Anyway when all this was coming up in the beginning of us dating i knew she was no angle but would tell me she couldn’t tell me a lot bc it was just so bad. Obviously you tend to then think the worst. I left it alone for months and then one night we were talking about if anything is off limits sexually and she said swinging and swapping. Which was fine by me but also had me thinking if thats what she was referring to months ago. I left it alone and then recentliy i asked for clarification if thats what she was alluding to when she wouldnt tell me. SHe said it wasnt. However here comes the problem, that was all i asked but then she proceeded to tell me that she slept with 4 or 5 diffrent guys in the same day, she dated some guy she really liked that enjoyed fucking in public and they would get caught and then finallly one guy enjoyed pissing in her mouth or on her. So that was a lot to take in to say the least. Like I said I’ve done almost everything but always left out the details to spare her feelings. I’m also not insecure or whatever but it was the way in which she was telling me about specific guys, and likeing them and bsically doing whatever they wanted. She was pretty callous about it and just told me way to much which also was not what I was asking.
So been dating almost a year, she says she wants to get married and im the one but now I dont know how I feel considering the fact that it almost seems like she wants to prove or keep up with what I’ve done, but I’ve never told her specifics or gotten graphic as i never really wanted to talk about it. Just wanted to know if the person I’m considering being with was a swinger or swapping.
This sounds like fiction, but I promise you it isnt. I don’t know what to do or how to even express to her how messed up I thought the whole situation is or was and the over sharing.
Do I break up with her? try to work it out? Any similar experiences and if so what did you do? I’m very confused at this point and would really appreciate some insight or feedback.

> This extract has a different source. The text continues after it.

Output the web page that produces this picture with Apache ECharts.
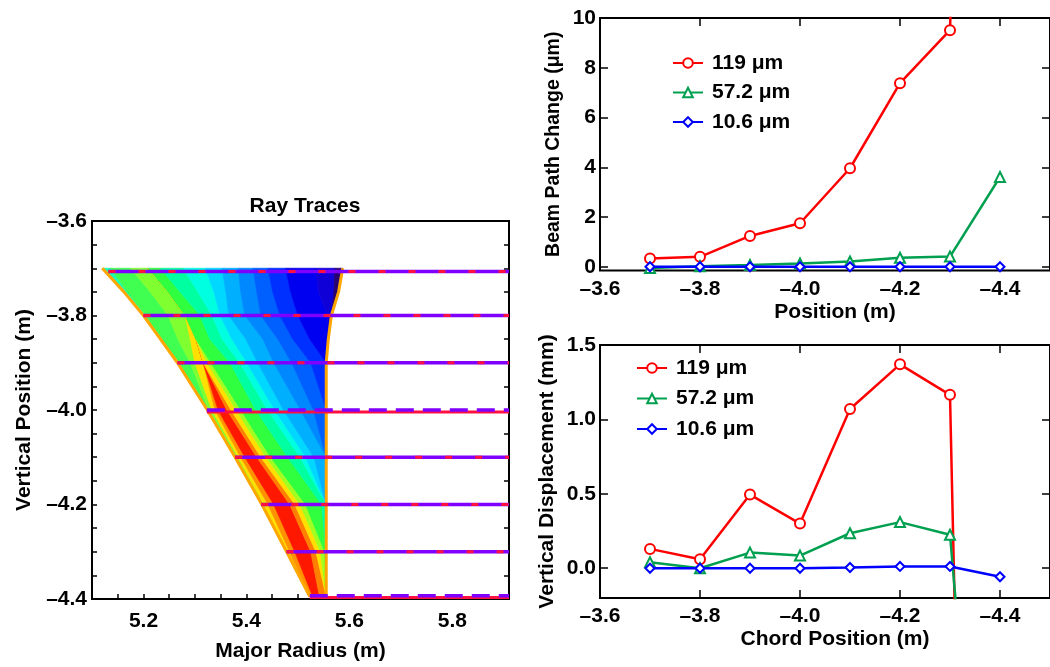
<!DOCTYPE html>
<html>
<head>
<meta charset="utf-8">
<script src="https://cdn.jsdelivr.net/npm/echarts@6/dist/echarts.min.js"></script>
<style>
  html, body { margin: 0; padding: 0; background: #fff; }
  #chart { width: 1050px; height: 667px; }
</style>
</head>
<body>
<div id="chart"></div>
<script>
// ---- ray trace panel: wedge outline (major radius R at each vertical row Z)
const bandRowsZ = [-3.70, -3.75, -3.80, -3.85, -3.90, -4.00, -4.10, -4.20, -4.30, -4.395];
const leftEdgeR = [5.120, 5.162, 5.200, 5.233, 5.266, 5.324, 5.378, 5.430, 5.478, 5.523];
const rightEdgeR = [5.587, 5.579, 5.565, 5.559, 5.555, 5.555, 5.555, 5.555, 5.555, 5.555];

// colour bands, left to right, and where each band ends on every row
const bandColors = [
  '#20ffb0', '#40ff50', '#80ff30', '#ffe000', '#ff9000', '#ff1800', '#ff8000',
  '#ffe000', '#a0ff20', '#30ff40', '#00ffa0', '#00ffe0', '#00d8ff', '#00b0ff',
  '#0088ff', '#0060ff', '#0030ff', '#0000f0', '#1000d8', '#280070'
];
const bandBounds = [
  [5.136, 5.175, 5.209, 5.209, 5.209, 5.209, 5.209, 5.209, 5.209, 5.233, 5.277, 5.320, 5.353, 5.384, 5.413, 5.442, 5.476, 5.535, 5.572, 5.587],
  [5.169, 5.213, 5.248, 5.248, 5.248, 5.248, 5.248, 5.248, 5.248, 5.271, 5.306, 5.337, 5.360, 5.389, 5.420, 5.451, 5.486, 5.540, 5.570, 5.579],
  [5.205, 5.248, 5.281, 5.281, 5.281, 5.281, 5.281, 5.281, 5.281, 5.310, 5.333, 5.349, 5.366, 5.397, 5.428, 5.465, 5.500, 5.558, 5.565, 5.565],
  [5.235, 5.267, 5.291, 5.302, 5.302, 5.302, 5.302, 5.302, 5.302, 5.329, 5.353, 5.372, 5.399, 5.432, 5.461, 5.490, 5.523, 5.559, 5.559, 5.559],
  [5.266, 5.291, 5.300, 5.316, 5.316, 5.316, 5.316, 5.324, 5.331, 5.368, 5.387, 5.401, 5.422, 5.453, 5.488, 5.525, 5.555, 5.555, 5.555, 5.555],
  [5.324, 5.327, 5.333, 5.339, 5.345, 5.362, 5.370, 5.380, 5.389, 5.418, 5.441, 5.455, 5.472, 5.505, 5.530, 5.555, 5.555, 5.555, 5.555, 5.555],
  [5.378, 5.380, 5.384, 5.389, 5.397, 5.420, 5.428, 5.438, 5.447, 5.480, 5.504, 5.515, 5.531, 5.555, 5.555, 5.555, 5.555, 5.555, 5.555, 5.555],
  [5.430, 5.430, 5.434, 5.442, 5.453, 5.484, 5.494, 5.504, 5.515, 5.546, 5.555, 5.555, 5.555, 5.555, 5.555, 5.555, 5.555, 5.555, 5.555, 5.555],
  [5.478, 5.478, 5.478, 5.484, 5.494, 5.525, 5.535, 5.544, 5.552, 5.555, 5.555, 5.555, 5.555, 5.555, 5.555, 5.555, 5.555, 5.555, 5.555, 5.555],
  [5.523, 5.523, 5.523, 5.523, 5.529, 5.542, 5.555, 5.555, 5.555, 5.555, 5.555, 5.555, 5.555, 5.555, 5.555, 5.555, 5.555, 5.555, 5.555, 5.555]
];

// rays (chords)
const rayZ = [-3.707, -3.80, -3.90, -4.00, -4.10, -4.20, -4.30, -4.393];
const rayStartR = [5.132, 5.200, 5.266, 5.323, 5.378, 5.429, 5.478, 5.523];
const rayEndR = 5.91;

// ---- right panels
const chordPos = [-3.7, -3.8, -3.9, -4.0, -4.1, -4.2, -4.3, -4.4];
const waveNames = ['119 μm', '57.2 μm', '10.6 μm'];
const beam119 = [0.33, 0.40, 1.24, 1.75, 3.96, 7.38, 9.51, 80];
const beam57 = [-0.05, 0.02, 0.07, 0.13, 0.21, 0.36, 0.41, 3.61];
const beam10 = [0, 0, 0, 0, 0, 0, 0, 0];
const disp119 = [0.13, 0.06, 0.495, 0.30, 1.07, 1.37, 1.165, -14.0];
const disp57 = [0.04, 0.0, 0.105, 0.085, 0.235, 0.31, 0.225, -3.7];
const disp10 = [0.0, 0.0, 0.0, 0.0, 0.005, 0.012, 0.012, -0.057];

const xTicks = [-3.6, -3.8, -4.0, -4.2, -4.4];
const beamTicks = [0, 2, 4, 6, 8, 10];
const dispTicks = [0, 0.5, 1.0, 1.5];

const FONT = 'Liberation Sans';
const txt = { fontFamily: FONT, fontWeight: 'bold', fontSize: 21, color: '#000' };
const signed = v => (v < 0 ? '–' : '') + Math.abs(v).toFixed(1);
const every02 = v => Math.round(v * 100) % 20 === 0;
const tickStyle = (len) => ({ show: true, inside: true, length: len, lineStyle: { color: '#000', width: 1.5 } });

const chart = echarts.init(document.getElementById('chart'));

function plainAxis(extra) {
  return Object.assign({
    type: 'value',
    axisLine: { show: false, onZero: false },
    splitLine: { show: false },
    axisLabel: { show: false }
  }, extra);
}

const xAxis = [
  plainAxis({
    gridIndex: 0, min: 5.1, max: 5.91, interval: 0.05,
    axisTick: tickStyle(5),
    axisLabel: Object.assign({}, txt, { show: true, margin: 12, formatter: v => every02(v) ? v.toFixed(1) : '' }),
    name: 'Major Radius (m)', nameLocation: 'middle', nameGap: 42, nameTextStyle: txt
  })
];
const yAxis = [
  plainAxis({
    gridIndex: 0, min: -4.4, max: -3.6, interval: 0.05,
    axisTick: tickStyle(5),
    axisLabel: Object.assign({}, txt, { show: true, margin: 5, formatter: v => every02(v) ? signed(v) : '' }),
    name: 'Vertical Position (m)', nameLocation: 'middle', nameGap: 57, nameTextStyle: txt
  }),
  plainAxis({ gridIndex: 0, position: 'right', min: -4.4, max: -3.6, interval: 0.05, axisTick: tickStyle(5) })
];

function rightPanel(g, yMin, yMax, yTicks, yFmt, xName, yName, yGap, yNameSize) {
  xAxis.push(plainAxis({
    gridIndex: g, min: -4.5, max: -3.6, inverse: true,
    axisTick: Object.assign(tickStyle(8), { customValues: xTicks }),
    axisLabel: Object.assign({}, txt, { show: true, margin: 8, customValues: xTicks, formatter: signed }),
    name: xName, nameLocation: 'middle', nameGap: 31,
    nameTextStyle: Object.assign({}, txt, { padding: [0, 0, 0, 20] })
  }));
  xAxis.push(plainAxis({
    gridIndex: g, position: 'top', min: -4.5, max: -3.6, inverse: true,
    axisTick: Object.assign(tickStyle(8), { customValues: xTicks })
  }));
  yAxis.push(plainAxis({
    gridIndex: g, min: yMin, max: yMax,
    axisTick: Object.assign(tickStyle(8), { customValues: yTicks }),
    axisLabel: Object.assign({}, txt, { show: true, margin: 4, customValues: yTicks, formatter: yFmt }),
    name: yName, nameLocation: 'middle', nameGap: yGap,
    nameTextStyle: Object.assign({}, txt, { fontSize: yNameSize })
  }));
  yAxis.push(plainAxis({
    gridIndex: g, position: 'right', min: yMin, max: yMax,
    axisTick: Object.assign(tickStyle(8), { customValues: yTicks })
  }));
}
rightPanel(1, -0.15, 10, beamTicks, v => String(v), 'Position (m)', 'Beam Path Change (μm)', 36, 19.5);
rightPanel(2, -0.2, 1.5, dispTicks, v => v.toFixed(1), 'Chord Position (m)', 'Vertical Displacement (mm)', 42, 21);

const series = [];

// contour bands of the ray-trace wedge
series.push({
  type: 'custom',
  xAxisIndex: 0, yAxisIndex: 0,
  silent: true, z: 1,
  encode: { x: 0, y: 1 },
  data: bandColors.map((c, k) => [5.3, -4.0, k]),
  renderItem: (params, api) => {
    const k = api.value(2);
    const pts = [];
    for (let i = 0; i < bandRowsZ.length; i++) {
      pts.push(api.coord([k === 0 ? leftEdgeR[i] : bandBounds[i][k - 1], bandRowsZ[i]]));
    }
    for (let i = bandRowsZ.length - 1; i >= 0; i--) {
      pts.push(api.coord([bandBounds[i][k], bandRowsZ[i]]));
    }
    return {
      type: 'polygon',
      shape: { points: pts },
      style: { fill: bandColors[k], stroke: bandColors[k], lineWidth: 0.8 }
    };
  }
});

// orange outline of the wedge
[leftEdgeR, rightEdgeR].forEach(edge => {
  series.push({
    type: 'line', xAxisIndex: 0, yAxisIndex: 0, silent: true, z: 2,
    symbol: 'none',
    data: edge.map((r, i) => [r, bandRowsZ[i]]),
    lineStyle: { color: '#ffa600', width: 3 }
  });
});

// rays: purple and red overlapping traces
const PURPLE = '#7f00ff', RED = '#ff1040';
rayZ.forEach((z, i) => {
  const longDash = i === 3 || i === rayZ.length - 1;
  const seg = (zz) => [[rayStartR[i], zz], [rayEndR, zz]];
  if (longDash) {
    series.push({ type: 'line', xAxisIndex: 0, yAxisIndex: 0, silent: true, z: 3, symbol: 'none',
      data: seg(z - 0.004), lineStyle: { color: RED, width: 3 } });
    series.push({ type: 'line', xAxisIndex: 0, yAxisIndex: 0, silent: true, z: 4, symbol: 'none',
      data: seg(z), lineStyle: { color: PURPLE, width: 3.5, type: [18, 9] } });
  } else {
    series.push({ type: 'line', xAxisIndex: 0, yAxisIndex: 0, silent: true, z: 3, symbol: 'none',
      data: seg(z), lineStyle: { color: PURPLE, width: 3.5 } });
    series.push({ type: 'line', xAxisIndex: 0, yAxisIndex: 0, silent: true, z: 4, symbol: 'none',
      data: seg(z), lineStyle: { color: RED, width: 3, type: [7, 23] } });
  }
});

// right panel curves
const styles = [
  { color: '#ff0000', symbol: 'emptyCircle', size: 10 },
  { color: '#00a050', symbol: 'emptyTriangle', size: 10 },
  { color: '#0000ff', symbol: 'emptyDiamond', size: 9 }
];
function curves(sets, xi, yi) {
  sets.forEach((vals, s) => {
    const st = styles[s];
    series.push({
      type: 'line', name: waveNames[s], xAxisIndex: xi, yAxisIndex: yi,
      clip: true, z: 5 + s,
      symbol: st.symbol, symbolSize: st.size, showAllSymbol: true,
      data: chordPos.map((x, i) => [x, vals[i]]),
      lineStyle: { color: st.color, width: 2.5 },
      itemStyle: { color: st.color, borderWidth: 1.2 }
    });
  });
}
curves([beam119, beam57, beam10], 1, 2);
curves([disp119, disp57, disp10], 3, 4);

const legendBase = {
  data: waveNames, orient: 'vertical', padding: 0,
  itemWidth: 30, itemHeight: 12, selectedMode: false,
  textStyle: Object.assign({}, txt, { lineHeight: 22, padding: [0, 0, 0, 4] })
};

chart.setOption({
  animation: false,
  textStyle: { fontFamily: FONT },
  title: {
    text: 'Ray Traces', left: 300, top: 191, textAlign: 'center',
    textStyle: txt
  },
  grid: [
    { left: 92, top: 221, width: 417, height: 378, show: true, borderColor: '#000', borderWidth: 2 },
    { left: 600, top: 18, right: 0, height: 252.5, show: true, borderColor: '#000', borderWidth: 2 },
    { left: 600, top: 345, right: 0, height: 253, show: true, borderColor: '#000', borderWidth: 2 }
  ],
  legend: [
    Object.assign({}, legendBase, { left: 672, top: 52, itemGap: 7.5 }),
    Object.assign({}, legendBase, { left: 636, top: 357, itemGap: 8.5 })
  ],
  xAxis,
  yAxis,
  series
});
</script>
</body>
</html>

TL;DR: (35M) My girlfriend (31F) My girlfriend is a good person but not used to healthy relationships. She has a tendency to overshare and also can get quite nasty. In this case she overshared way too much with the intention of being hurtful, or proving to me shes desirable. I’ve been understanding as much as I can but I think this might have been to much for me. Do I break up with her? Try to talk to her and explain what I feel like is common sense?